In short, all that I perceive–all that I see, hear, taste, touch and smell–has been reconstructed from sensory data. I think I am perceiving the world around me, but all that I am directly aware of are the colors, shapes, sounds and smells that appear in the mind.

Every man’s world picture is and always remains a construct of his mind, and cannot be proved to have any other existence.

Erwin Schrödinger

Our perception of the world has the very convincing appearance of being "out there" around us, but it is no more "out there" than are our nightly dreams. In our dreams we are aware of sights, sounds and sensations happening around us. We are aware of our bodies. We think and reason. We feel fear, anger, pleasure and love. We experience other people as separate individuals, speaking and interacting with us. The dream appears to be happening "out there" in the world around us. Only when we awaken do we realize that it was all just a dream–a creation in the mind.

When we say "it was all just a dream" we are referring to the fact that the experience was not based on physical reality. It was created from memories, hopes, fears, and other factors. In the waking state, our image of the world is based on sensory information drawn from our physical surroundings. This gives our waking experience a consistency and sense of reality not found in dreams. But the truth is, it is as much a creation of our minds as are our dreams.

I have given everything I see…
all the meaning it has for me.

A Course in Miracles

This, I know, runs totally counter to common sense. Right now you are aware of the pages in front of you, various objects around you, sensations in your own body, and sounds in the air. Even though you may understand it is all a reconstruction of reality, it still appears that you are having a direct perception of the physical world.

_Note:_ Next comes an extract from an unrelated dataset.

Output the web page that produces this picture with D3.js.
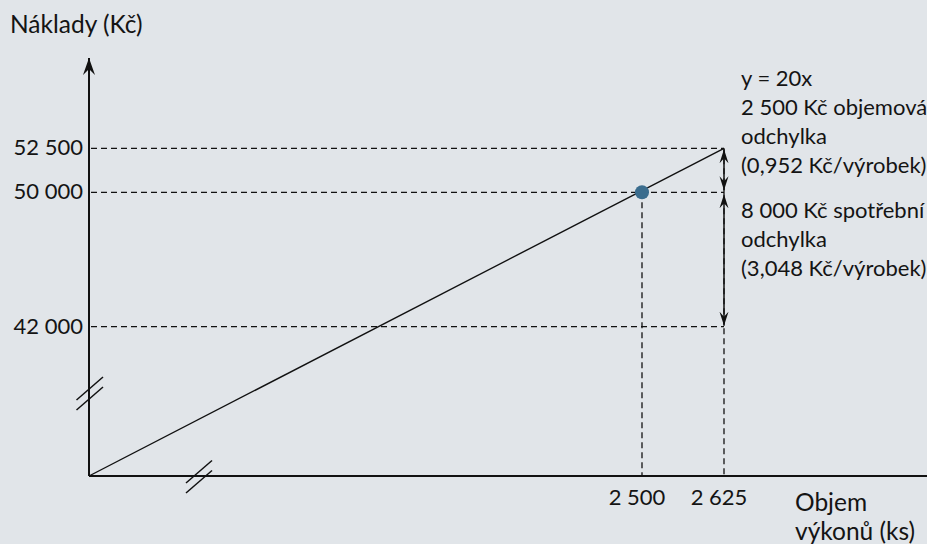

And I am not suggesting you should try to see it otherwise. What is important for now is the understanding that all experience is an image of reality created in the mind.

Cracks in Reality

Our impression that we are perceiving the world directly is mostly very convincing. Occasionally, however, we may come across phenomena that reveal cracks in our construction of reality. Visual illusions are a good example. These usually occur because the brain misinterprets the sensory data and constructs an image of reality that is either misleading or inconsistent.

A simple example, is demonstrated by the illustration below. This drawing of a cube is something we have all seen many times, but is it a cube seen from above, or a cube seen from below?

Most people’s first response is "from above." This is probably because we are used to seeing rectangular corners from above–tables, boxes, TV sets, computers, etc. Less often do we view such objects from below. But if you put your attention on the top line and bring that forward in your mind's eye, you can change your perception and turn it into a cube seen from a different perspective.

The most intriguing aspect of this illustration, however, is not that you can see it in two different ways, but that, whichever way you see it, you see a three-dimensional cube. You are actually seeing twelve lines on a flat sheet of a paper. Yet your experience is of an object with depth. This depth may appear very real, but it is actually an interpretation added by your brain.

Maya

There are, therefore, two realities. There is the physical reality–whatever is actually "out there" stimulating our senses–and there is the personal reality that we each experience, the reconstruction of the world that appears in our minds. And both are very real.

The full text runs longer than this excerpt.